**TASK DIRECTIONS**
Reproduce the material below line by line, beginning with its first line and ending with the line that contains "const bandwidth = [10, 20, 50, 100, 200, 500, 1000];"; leave out pictures.

**********

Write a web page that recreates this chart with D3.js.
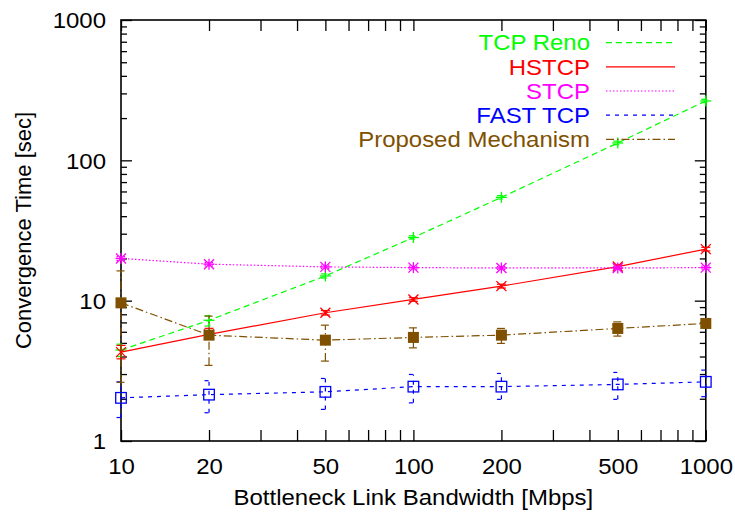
<!DOCTYPE html>
<html>
<head>
<meta charset="utf-8">
<script src="https://cdn.jsdelivr.net/npm/d3@7"></script>
<style>
  html, body { margin: 0; padding: 0; background: #fff; }
  svg { display: block; font-family: "Liberation Sans", Arial, sans-serif; }
</style>
</head>
<body>
<svg id="chart" width="735" height="516"></svg>
<script>
// Bottleneck bandwidth (Mbps) on the x axis
const bandwidth = [10, 20, 50, 100, 200, 500, 1000];

// Convergence time (sec) for each mechanism
const renoTime     = [4.45, 7.25, 15.0, 28.2, 54.5, 133, 265];
const hstcpTime    = [4.3, 5.75, 8.2, 10.2, 12.7, 17.5, 23.3];
const stcpTime     = [20.0, 18.2, 17.4, 17.2, 17.1, 17.1, 17.2];
const fastTime     = [2.03, 2.14, 2.24, 2.44, 2.44, 2.53, 2.64];
const proposedTime = [9.65, 5.68, 5.23, 5.47, 5.68, 6.34, 6.88];

// Error bar extents (low / high)
const renoLo     = [4.0, 6.6, 14.5, 27.5, 53.0, 129, 258];
const renoHi     = [4.9, 7.8, 15.5, 29.0, 56.0, 137, 272];
const hstcpLo    = [3.85, 5.3, 7.9, 9.9, 12.3, 17.0, 22.6];
const hstcpHi    = [4.8, 6.35, 8.5, 10.5, 13.1, 18.0, 24.0];
const stcpLo     = [19.4, 17.7, 16.9, 16.8, 16.7, 16.7, 16.8];
const stcpHi     = [20.6, 18.7, 17.9, 17.6, 17.5, 17.5, 17.6];
const fastLo     = [1.47, 1.59, 1.68, 1.87, 1.98, 1.98, 2.07];
const fastHi     = [2.64, 2.69, 2.79, 2.98, 3.03, 3.08, 3.2];
const proposedLo = [2.62, 3.46, 3.71, 4.61, 4.96, 5.59, 6.5];
const proposedHi = [16.3, 7.76, 6.69, 6.4, 6.34, 7.06, 7.3];

// Axis tick values
const xTickLabels = [10, 20, 50, 100, 200, 500, 1000];
const yTickLabels = [1, 10, 100, 1000];

const seriesNames = ["TCP Reno", "HSTCP", "STCP", "FAST TCP", "Proposed Mechanism"];

const series = [
  { name: seriesNames[0], y: renoTime, lo: renoLo, hi: renoHi, color: "#00ff00", dash: "6,4", marker: "plus" },
  { name: seriesNames[1], y: hstcpTime, lo: hstcpLo, hi: hstcpHi, color: "#ff0000", dash: null, marker: "cross" },
  { name: seriesNames[2], y: stcpTime, lo: stcpLo, hi: stcpHi, color: "#ff00ff", dash: "1.5,2", marker: "star" },
  { name: seriesNames[3], y: fastTime, lo: fastLo, hi: fastHi, color: "#0000ff", dash: "4,5", marker: "openSquare" },
  { name: seriesNames[4], y: proposedTime, lo: proposedLo, hi: proposedHi, color: "#7f5000", dash: "8,3,1.5,3", marker: "filledSquare" }
];

const svg = d3.select("#chart");
const plotLeft = 121, plotRight = 705.8, plotTop = 20, plotBottom = 441;
const FONT = "22px";
const STRETCH = 1.09; // horizontal widening of the label glyphs

const x = d3.scaleLog().domain([10, 1000]).range([plotLeft, plotRight]);
const y = d3.scaleLog().domain([1, 1000]).range([plotBottom, plotTop]);

// All 1..9 multiples per decade
function logTicks(lo, hi) {
  const out = [];
  for (let d = lo; d < hi; d *= 10) for (let k = 1; k < 10; k++) out.push(d * k);
  out.push(hi);
  return out;
}
const xTicksAll = logTicks(10, 1000);
const yTicksAll = logTicks(1, 1000);
const yMinor = yTicksAll.filter(v => !yTickLabels.includes(v));

const fmt = d => (xTickLabels.includes(d) ? String(d) : "");

// X axes (bottom and top), inward ticks
const xBottom = d3.axisBottom(x).tickValues(xTicksAll).tickSize(-11).tickPadding(0).tickFormat(fmt);
const xTop = d3.axisTop(x).tickValues(xTicksAll).tickSize(-11).tickFormat("");
// Y axes: major and minor ticks on both sides
const yLeftMajor = d3.axisLeft(y).tickValues(yTickLabels).tickSize(-11).tickFormat(d3.format("d"));
const yLeftMinor = d3.axisLeft(y).tickValues(yMinor).tickSize(-6).tickFormat("");
const yRightMajor = d3.axisRight(y).tickValues(yTickLabels).tickSize(-11).tickFormat("");
const yRightMinor = d3.axisRight(y).tickValues(yMinor).tickSize(-6).tickFormat("");

function styleAxis(g) {
  g.select(".domain").remove();
  g.selectAll(".tick line").attr("stroke", "#000").attr("stroke-width", 1.3);
  g.selectAll("text").attr("fill", "#000").style("font-size", FONT)
    .style("font-family", '"Liberation Sans", Arial, sans-serif');
}

const gxb = svg.append("g").attr("transform", `translate(0,${plotBottom})`).call(xBottom).call(styleAxis);
gxb.selectAll("text").attr("x", 0).attr("y", 0).attr("dy", 0)
  .attr("transform", `translate(0,33) scale(${STRETCH},1)`);
svg.append("g").attr("transform", `translate(0,${plotTop})`).call(xTop).call(styleAxis);

const gyl = svg.append("g").attr("transform", `translate(${plotLeft},0)`).call(yLeftMajor).call(styleAxis);
gyl.selectAll("text").attr("x", 0).attr("dy", "0.36em")
  .attr("transform", `translate(-15,0) scale(${STRETCH},1)`);
svg.append("g").attr("transform", `translate(${plotLeft},0)`).call(yLeftMinor).call(styleAxis);
svg.append("g").attr("transform", `translate(${plotRight},0)`).call(yRightMajor).call(styleAxis);
svg.append("g").attr("transform", `translate(${plotRight},0)`).call(yRightMinor).call(styleAxis);

// Plot frame
svg.append("rect")
  .attr("x", plotLeft).attr("y", plotTop)
  .attr("width", plotRight - plotLeft).attr("height", plotBottom - plotTop)
  .attr("fill", "none").attr("stroke", "#000").attr("stroke-width", 1.6);

// Axis titles
svg.append("text")
  .attr("transform", `translate(${(plotLeft + plotRight) / 2},505) scale(${STRETCH},1)`)
  .attr("text-anchor", "middle").style("font-size", FONT)
  .text("Bottleneck Link Bandwidth [Mbps]");
svg.append("text")
  .attr("transform", `translate(31,${(plotTop + plotBottom) / 2}) rotate(-90)`)
  .attr("text-anchor", "middle").style("font-size", FONT)
  .text("Convergence Time [sec]");

// Marker shapes
function drawMarker(g, kind, cx, cy, color) {
  const r = 5.5;
  if (kind === "plus" || kind === "star") {
    g.append("line").attr("x1", cx - r).attr("x2", cx + r).attr("y1", cy).attr("y2", cy).attr("stroke", color).attr("stroke-width", 1.3);
    g.append("line").attr("x1", cx).attr("x2", cx).attr("y1", cy - r).attr("y2", cy + r).attr("stroke", color).attr("stroke-width", 1.3);
  }
  if (kind === "cross" || kind === "star") {
    const s = 5;
    g.append("line").attr("x1", cx - s).attr("x2", cx + s).attr("y1", cy - s).attr("y2", cy + s).attr("stroke", color).attr("stroke-width", 1.3);
    g.append("line").attr("x1", cx - s).attr("x2", cx + s).attr("y1", cy + s).attr("y2", cy - s).attr("stroke", color).attr("stroke-width", 1.3);
  }
  if (kind === "openSquare") {
    g.append("rect").attr("x", cx - 5.3).attr("y", cy - 5.3).attr("width", 10.6).attr("height", 10.6)
      .attr("fill", "none").attr("stroke", color).attr("stroke-width", 1.3);
  }
  if (kind === "filledSquare") {
    g.append("rect").attr("x", cx - 5.5).attr("y", cy - 5.5).attr("width", 11).attr("height", 11)
      .attr("fill", color);
  }
}

const line = d3.line().x(d => x(d[0])).y(d => y(d[1]));

series.forEach(s => {
  const g = svg.append("g");
  const pts = bandwidth.map((b, i) => [b, s.y[i]]);
  // error bars
  bandwidth.forEach((b, i) => {
    const cx = x(b);
    const eb = g.append("g").attr("stroke", s.color).attr("stroke-width", 1.2).attr("fill", "none")
      .attr("stroke-dasharray", s.dash);
    eb.append("line").attr("x1", cx).attr("x2", cx).attr("y1", y(s.lo[i])).attr("y2", y(s.hi[i]));
    eb.append("line").attr("x1", cx - 4.5).attr("x2", cx + 4.5).attr("y1", y(s.lo[i])).attr("y2", y(s.lo[i]));
    eb.append("line").attr("x1", cx - 4.5).attr("x2", cx + 4.5).attr("y1", y(s.hi[i])).attr("y2", y(s.hi[i]));
  });
  // connecting line
  g.append("path").datum(pts).attr("d", line)
    .attr("fill", "none").attr("stroke", s.color).attr("stroke-width", 1.2)
    .attr("stroke-dasharray", s.dash);
  // markers
  pts.forEach(p => drawMarker(g, s.marker, x(p[0]), y(p[1]), s.color));
});

// Legend
const legend = svg.append("g");
series.forEach((s, i) => {
  const ly = 42.6 + i * 24.2;
  legend.append("text")
    .attr("transform", `translate(590,${ly + 7.8}) scale(${STRETCH},1)`)
    .attr("text-anchor", "end").attr("fill", s.color).style("font-size", FONT)
    .text(s.name);
  legend.append("line")
    .attr("x1", 606).attr("x2", 675).attr("y1", ly).attr("y2", ly)
    .attr("stroke", s.color).attr("stroke-width", 1.2)
    .attr("stroke-dasharray", s.dash);
});
</script>
</body>
</html>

**********

**RESPONSE BELOW**
Write a web page that recreates this chart with D3.js.
<!DOCTYPE html>
<html>
<head>
<meta charset="utf-8">
<script src="https://cdn.jsdelivr.net/npm/d3@7"></script>
<style>
  html, body { margin: 0; padding: 0; background: #fff; }
  svg { display: block; font-family: "Liberation Sans", Arial, sans-serif; }
</style>
</head>
<body>
<svg id="chart" width="735" height="516"></svg>
<script>
// Bottleneck bandwidth (Mbps) on the x axis
const bandwidth = [10, 20, 50, 100, 200, 500, 1000];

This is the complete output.